On the campaign trail, Ranglin-Vassell learned that children were dying in part because their parents were working long hours rather than keeping them off the streets. She supported a $15 minimum wage to help working families earn enough to live off a single full-time job. The current minimum wage in Rhode Island is $10.10, but it is set to increase to $10.50 next year.

“Who was home for the children? No wonder some of them are getting into trouble,” said Ranglin-Vassell, who has four children of her own.

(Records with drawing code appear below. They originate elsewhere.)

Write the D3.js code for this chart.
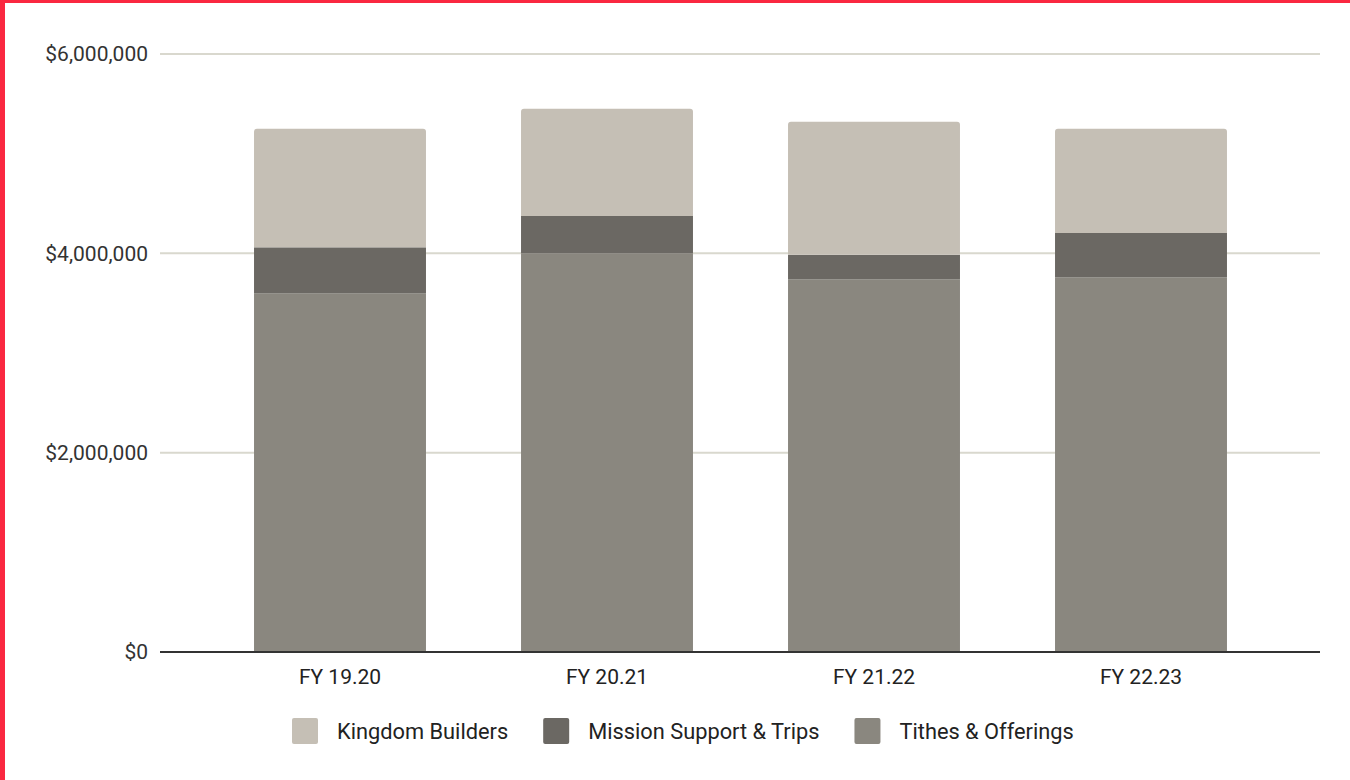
<!DOCTYPE html>
<html><head><meta charset="utf-8">
<script src="https://cdn.jsdelivr.net/npm/d3@7"></script>
<style>
html,body{margin:0;padding:0;background:#fff;}
svg{display:block;font-family:Roboto,"Noto Sans",sans-serif;}
</style></head>
<body>
<svg id="chart" width="1350" height="780"></svg>
<script>
const categories = ["FY 19.20","FY 20.21","FY 21.22","FY 22.23"];
const seriesNames = ["Tithes & Offerings","Mission Support & Trips","Kingdom Builders"];
const tithes = [3600000, 4000000, 3740000, 3760000];
const mission = [460000, 375000, 245000, 445000];
const kingdom = [1190000, 1075000, 1335000, 1045000];
const yTicks = [0, 2000000, 4000000, 6000000];
const legendOrder = ["Kingdom Builders","Mission Support & Trips","Tithes & Offerings"];
const colors = {"Kingdom Builders":"#c5bfb5","Mission Support & Trips":"#6b6863","Tithes & Offerings":"#8a877f"};

const svg = d3.select("#chart");
svg.append("rect").attr("width",1350).attr("height",780).attr("fill","#fff");
// red frame
svg.append("rect").attr("x",0).attr("y",0).attr("width",5).attr("height",780).attr("fill","#fa2840");
svg.append("rect").attr("x",0).attr("y",0).attr("width",1350).attr("height",3).attr("fill","#fa2840");

const rows = categories.map((c,i)=>({cat:c,"Tithes & Offerings":tithes[i],"Mission Support & Trips":mission[i],"Kingdom Builders":kingdom[i]}));
const stacked = d3.stack().keys(seriesNames)(rows);

const y = d3.scaleLinear().domain([0,6000000]).range([652,54]);
const x = d3.scaleBand().domain(categories).range([206.5,1274.5]).paddingInner(0.356).paddingOuter(0.178);

// gridlines
svg.append("g").selectAll("line").data(yTicks.filter(t=>t>0)).join("line")
  .attr("x1",160).attr("x2",1320).attr("y1",d=>y(d)).attr("y2",d=>y(d))
  .attr("stroke","#d9d8ce").attr("stroke-width",2);

// y axis labels
const fmt = d => "$" + d3.format(",")(d);
const yAxis = d3.axisLeft(y).tickValues(yTicks).tickFormat(fmt).tickSize(0).tickPadding(0);
const ga = svg.append("g").attr("transform","translate(148,0)").call(yAxis);
ga.select(".domain").remove();
ga.selectAll("text").attr("font-size",21).attr("fill","#333").attr("font-family","Roboto");

// bars
const topKey = seriesNames[seriesNames.length-1];
svg.append("g").selectAll("g").data(stacked).join("g")
  .attr("fill",d=>colors[d.key])
  .each(function(s){
    const g = d3.select(this);
    s.forEach(d=>{
      const x0 = x(d.data.cat), w = x.bandwidth();
      const yt = y(d[1]), yb = y(d[0]);
      if(s.key===topKey){
        const r=3;
        g.append("path").attr("d",
          `M${x0},${yb}L${x0},${yt+r}Q${x0},${yt} ${x0+r},${yt}L${x0+w-r},${yt}Q${x0+w},${yt} ${x0+w},${yt+r}L${x0+w},${yb}Z`);
      } else {
        g.append("rect").attr("x",x0).attr("y",yt).attr("width",w).attr("height",yb-yt);
      }
    });
  });

// baseline
svg.append("line").attr("x1",160).attr("x2",1320).attr("y1",y(0)).attr("y2",y(0))
  .attr("stroke","#333").attr("stroke-width",2);

// x axis labels
const xAxis = d3.axisBottom(x).tickSize(0).tickPadding(0);
const gx = svg.append("g").attr("transform","translate(0,669)").call(xAxis);
gx.select(".domain").remove();
gx.selectAll("text").attr("font-size",21).attr("fill","#222").attr("font-family","Roboto").attr("dy","0.3em").attr("y",9);

// legend
const lg = svg.append("g");
let lx = 292;
legendOrder.forEach(name=>{
  lg.append("rect").attr("x",lx).attr("y",718).attr("width",26).attr("height",26).attr("rx",2).attr("fill",colors[name]);
  const t = lg.append("text").attr("x",lx+45).attr("y",731).attr("dy","0.35em")
    .attr("font-size",21.8).attr("fill","#222").attr("font-family","Roboto").text(name);
  const w = t.node().getComputedTextLength();
  lx = lx + 45 + w + 35;
});
</script>
</body></html>
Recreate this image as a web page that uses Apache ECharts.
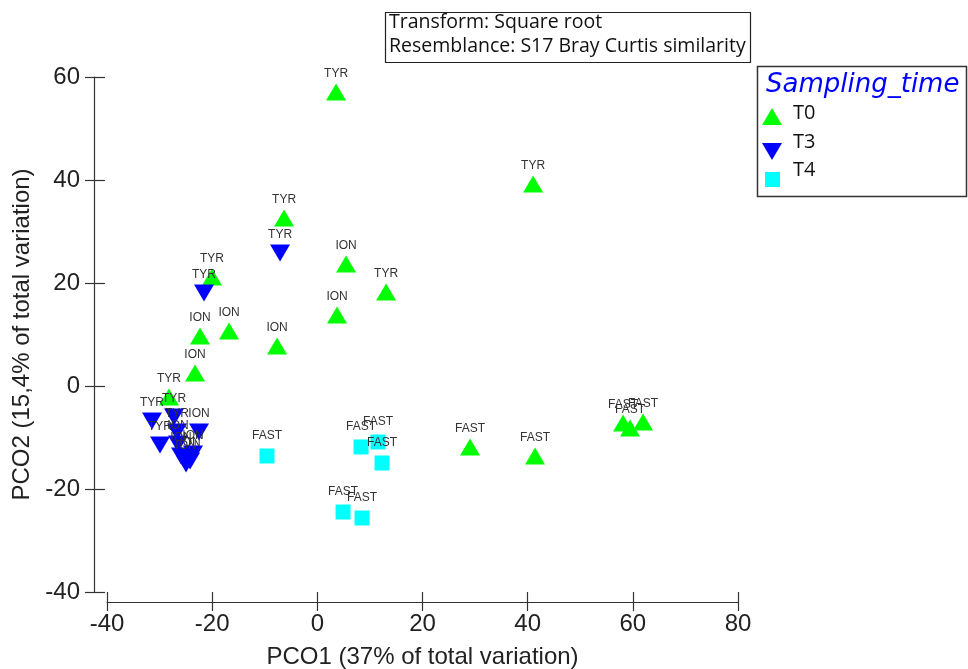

But Coolman views a $15 minimum as potentially devastating to small businesses that are the heart of Rhode Island’s economy. While the state’s unemployment rate is 4.1 percent, or slightly above the national average of 3.9 percent, according to the Bureau of Labor Statistics, Rhode Island’s economy suffered mightily during the Great Recession and well-paying jobs remain scarce.

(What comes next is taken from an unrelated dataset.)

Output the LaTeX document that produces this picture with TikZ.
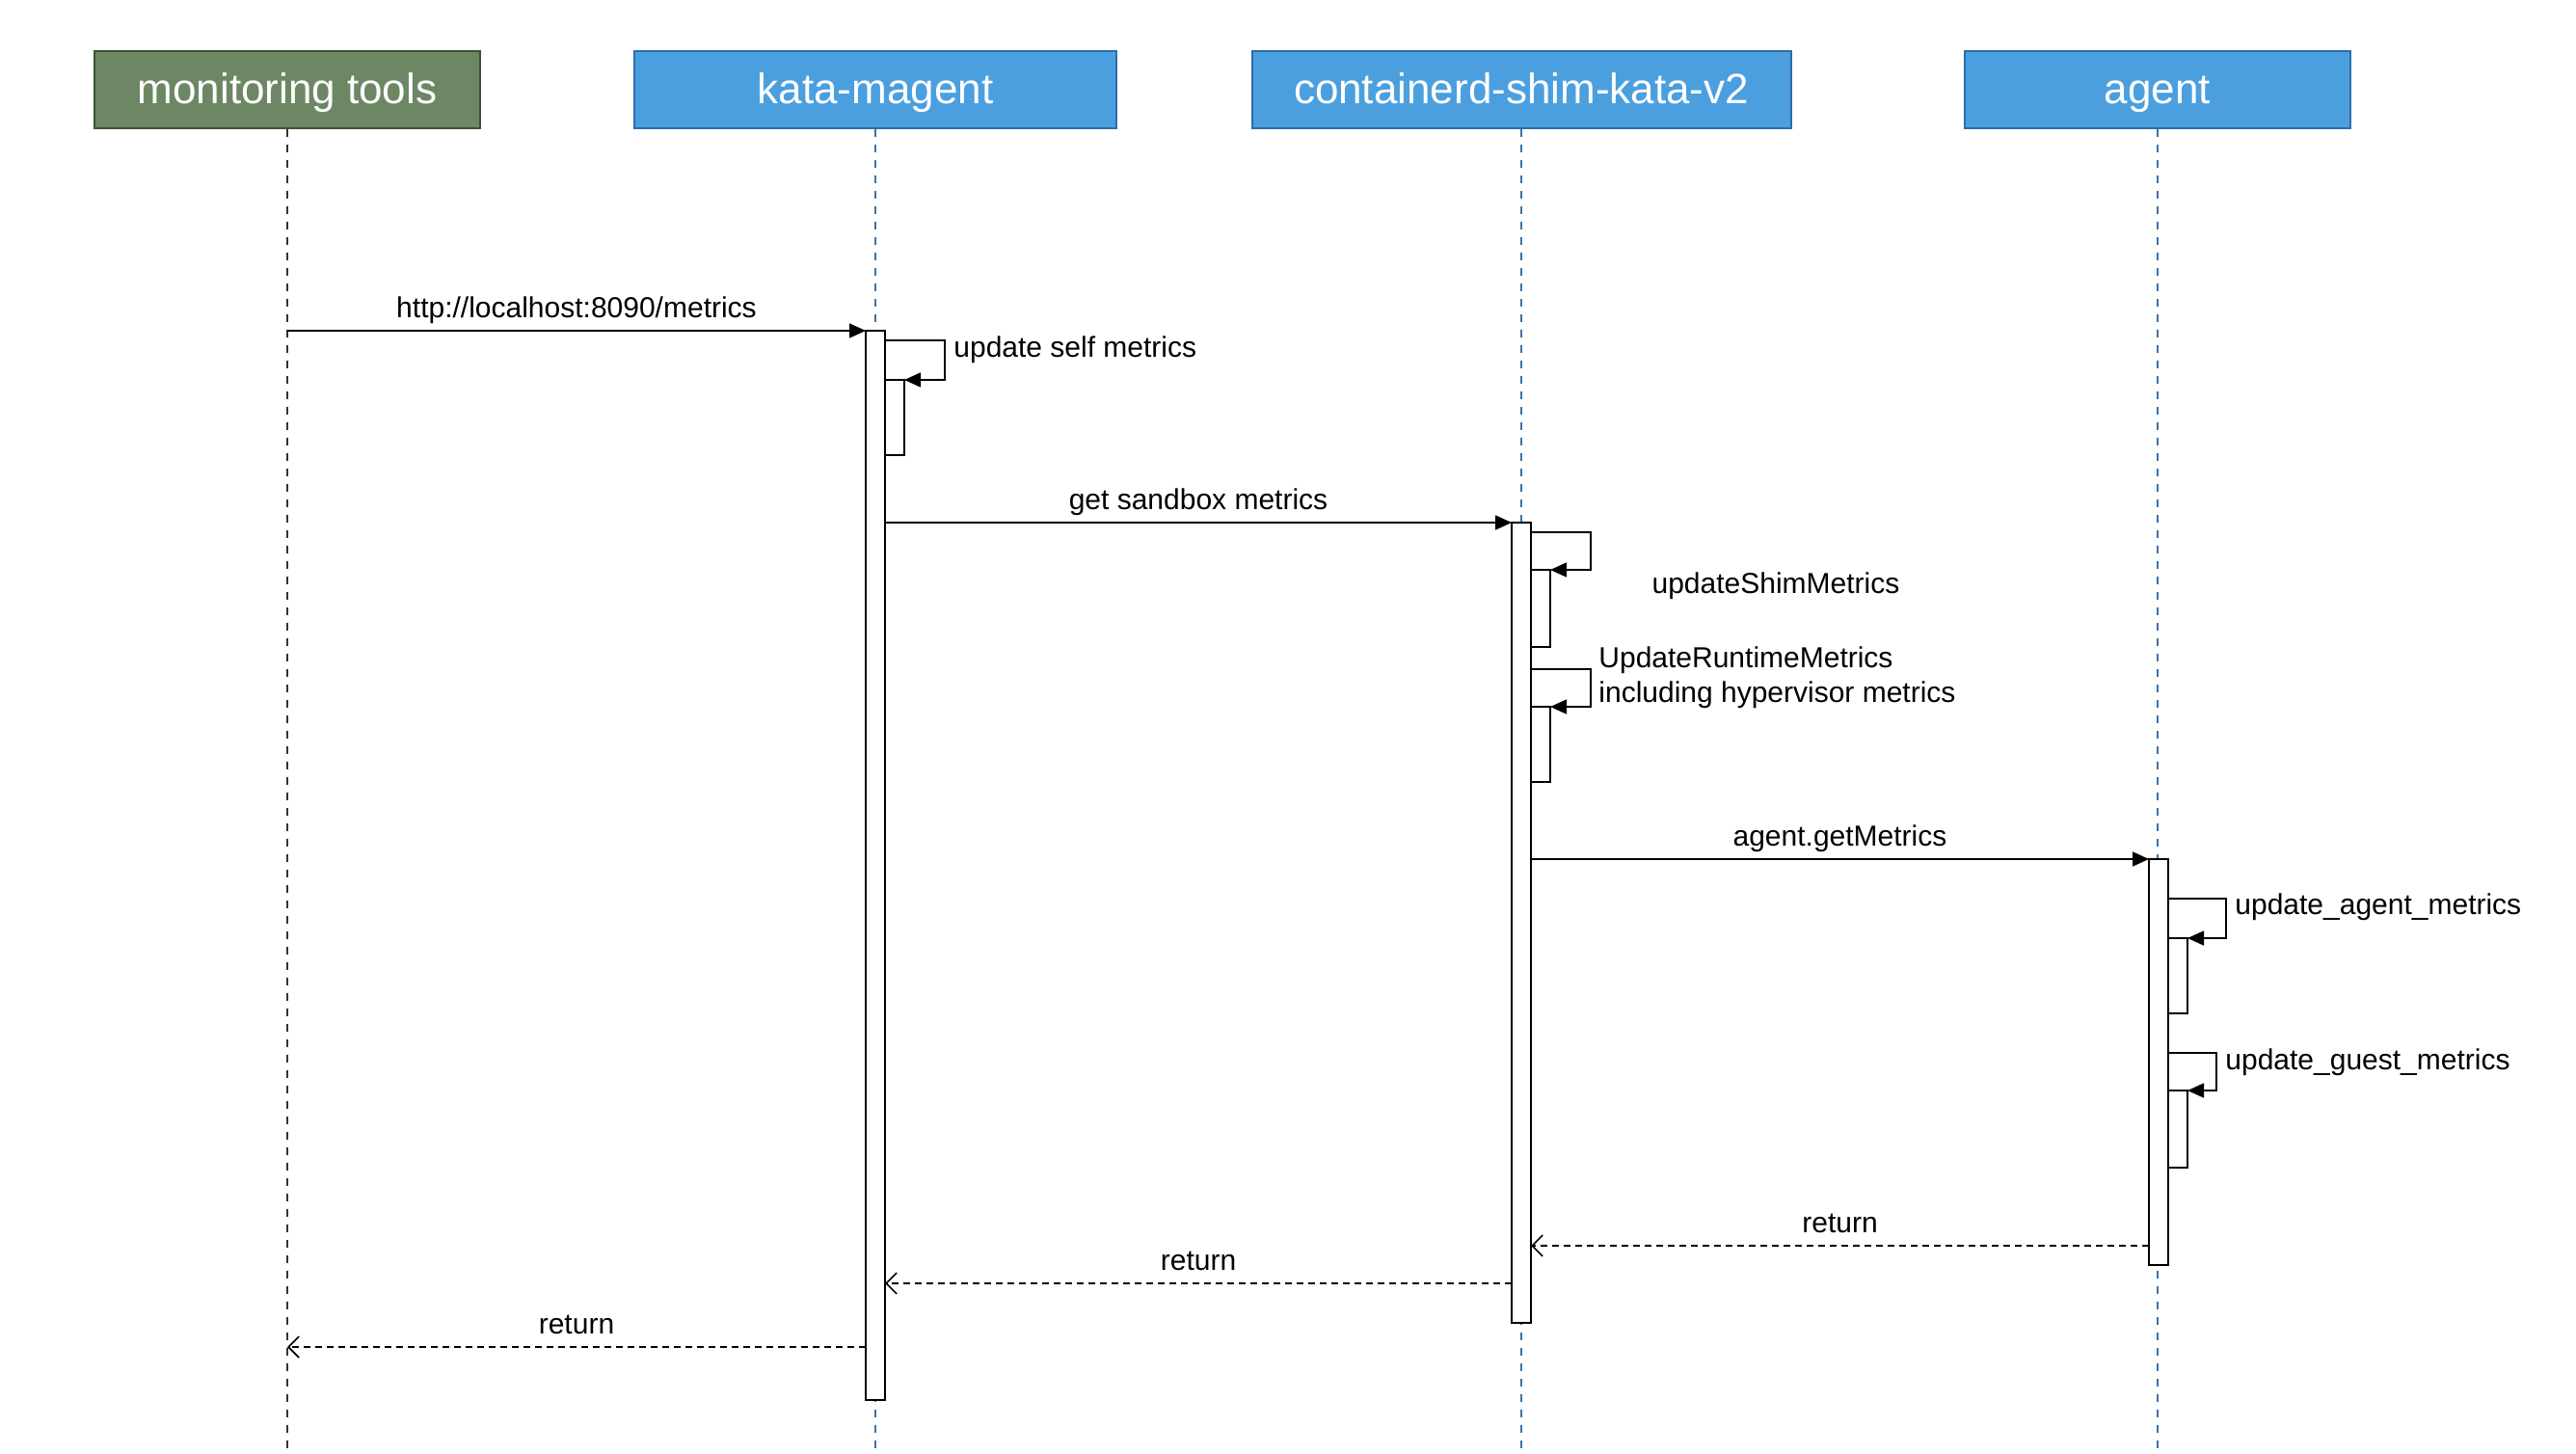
\documentclass[tikz,border=0pt]{standalone}
\usepackage{fontspec}
\setmainfont{Liberation Sans}
\usetikzlibrary{positioning, arrows.meta}

\definecolor{monfill}{HTML}{6D8764}
\definecolor{mondraw}{HTML}{3A5431}
\definecolor{bluefill}{HTML}{4B9FDF}
\definecolor{bluedraw}{HTML}{2D6DA8}
\definecolor{lifeblue}{HTML}{3A73A8}

\tikzset{
    header/.style={draw, line width=1pt, minimum height=40pt, text=white,
        font=\fontsize{22}{26}\selectfont, inner sep=0pt,
        text height=17.5pt, text depth=3pt},
    lifeline/.style={line width=0.6pt, dash pattern=on 4pt off 4pt},
    actbar/.style={draw, fill=white, line width=1pt, minimum width=10pt,
        inner sep=0pt, outer sep=0pt},
    msg/.style={line width=0.8pt, -{Triangle[length=8.5pt,width=7.5pt]}},
    ret/.style={line width=0.8pt, dash pattern=on 3.5pt off 2.5pt,
        -{Straight Barb[length=5.5pt,width=11pt]}},
    lbl/.style={font=\fontsize{15}{18}\selectfont, inner sep=3pt},
    edgelbl/.style={lbl, midway, above, text depth=3.2pt}
}

\begin{document}
\begin{tikzpicture}[x=0.5pt, y=-0.5pt]
    \useasboundingbox (0,0) rectangle (2672,1508);

    % participants
    \node[
        header,
        fill=monfill,
        draw=mondraw,
        minimum width=200pt] (monHead) at (298,93) {monitoring tools};
    \node[
        header,
        fill=bluefill,
        draw=bluedraw,
        minimum width=250pt] (magHead) at (908,93) {kata-magent};
    \node[
        header,
        fill=bluefill,
        draw=bluedraw,
        minimum width=279.5pt] (shimHead) at (1578,93) {containerd-shim-kata-v2};
    \node[
        header,
        fill=bluefill,
        draw=bluedraw,
        minimum width=200pt] (agentHead) at (2238,93) {agent};

    % lifelines
    \coordinate (bottom) at (0,1508);
    \draw[lifeline, draw=black!80] (monHead.south) -- (monHead.south |- bottom);
    \draw[lifeline, draw=lifeblue] (magHead.south) -- (magHead.south |- bottom);
    \draw[lifeline, draw=lifeblue] (shimHead.south) -- (shimHead.south |- bottom);
    \draw[lifeline, draw=lifeblue] (agentHead.south) -- (agentHead.south |- bottom);

    % activations
    \node[actbar, minimum height=554.5pt, anchor=north] (barMag) at (908,343) {};
    \node[actbar, minimum height=39pt, anchor=north west] (subMag) at (918,394) {};
    \node[actbar, minimum height=415pt, anchor=north] (barShim) at (1578,542) {};
    \node[actbar, minimum height=40pt, anchor=north west] (subShimA) at (1588,591) {};
    \node[actbar, minimum height=39pt, anchor=north west] (subShimB) at (1588,733) {};
    \node[actbar, minimum height=210.5pt, anchor=north] (barAgent) at (2239,891) {};
    \node[actbar, minimum height=39pt, anchor=north west] (subAgentA) at (2249,973) {};
    \node[actbar, minimum height=40pt, anchor=north west] (subAgentB) at (2249,1131) {};

    % calls
    \draw[msg] (monHead.south |- barMag.north) -- (barMag.north west)
    node[edgelbl]{http://localhost:8090/metrics};
    \draw[msg] (barMag.east |- barShim.north) -- (barShim.north west)
    node[edgelbl]{get sandbox metrics};
    \draw[msg] (barShim.east |- barAgent.north) -- (barAgent.north west)
    node[edgelbl]{agent.getMetrics};

    % self calls
    \draw[msg] (barMag.east |- 0,353) -| (980,394) -- (subMag.north east);
    \node[lbl, anchor=west] (selfLbl) at (983,363) {update self metrics};

    \draw[msg] (barShim.east |- 0,552) -| (1650,591) -- (subShimA.north east);
    \node[lbl] (shimLbl) at (1842,608) {updateShimMetrics};
    \draw[msg] (barShim.east |- 0,694) -| (1650,733) -- (subShimB.north east);
    \node[lbl, anchor=west, align=left] (runtimeLbl) at (1652,703)
        {UpdateRuntimeMetrics\\including hypervisor metrics};

    \draw[msg] (barAgent.east |- 0,932) -| (2309,973) -- (subAgentA.north east);
    \node[lbl, anchor=west] (agentLbl) at (2312,941) {update\_agent\_metrics};
    \draw[msg] (barAgent.east |- 0,1092) -| (2299,1131) -- (subAgentB.north east);
    \node[lbl, anchor=west] (guestLbl) at (2302,1102) {update\_guest\_metrics};

    % returns
    \coordinate (retA) at (2229,1292);
    \coordinate (retB) at (1568,1331);
    \coordinate (retC) at (898,1397);
    \draw[ret] (retA) -- (barShim.east |- retA)
    node[edgelbl]{return};
    \draw[ret] (retB) -- (barMag.east |- retB)
    node[edgelbl]{return};
    \draw[ret] (retC) -- (monHead.south |- retC)
    node[edgelbl]{return};
\end{tikzpicture}
\end{document}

“There is some reason to believe that small businesses react to a significant rise in wages by simply cutting hours,” she said. “Our state as a whole is in need of economic development. What’s a big-picture way that we can do that?”

State Rep. Marcia Ranglin-Vassell teaches high school and is a Baptist. Photo courtesy of Ranglin-Vassell campaign


Ranglin-Vassell has suggested that Rhode Island’s notoriously bare-knuckle politics are at play in the race even as the two Christian candidates vie for the moral high ground.

She claims that Coolman won the endorsement of the district’s Democratic committee because, according to Ranglin-Vassell, Coolman’s campaign is being engineered behind the scenes by former House Majority Leader John DeSimone, who lost to Ranglin-Vassell in a major 2016 upset.

Coolman denied the claims, saying she has never been involved in politics before this run.

Ranglin-Vassell also suggested that Coolman, who is white, evoked racist overtones last year when she wrote an email questioning the state representative’s intelligence. Coolman was taking issue with Ranglin-Vassell’s support for a bill that would have opened a doorway to greater access to abortion in Rhode Island. In the email, Coolman offered to “walk” Ranglin-Vassell through the legislation in case she didn’t read or understand it, the Providence Journal reported.

“As a black woman, I thought that was condescending,” said Ranglin-Vassell.

Her challenger disagreed.

“I wrote that email as a concerned constituent with no purpose in mind other than to make my elected representative aware of my views,” Coolman said.

Voters in the district raised those kinds of issues when asked about the contest.

“I’m so disturbed about this rabidly pro-choice movement going on,” said Sandra Keating, who is Coolman’s neighbor and also a theologian at Providence College.


Coolman’s background in religion makes her more thoughtful than a typical politician, Keating added.

“She has a very sympathetic attitude towards a lot of the problems that we face in Rhode Island,” said Keating.

One street over, Carol Terry said she would vote for Ranglin-Vassell.

“It’s not the government’s business to control what women can do with their bodies,” said Terry. “Marcia stands up for women and women’s rights and other minorities.”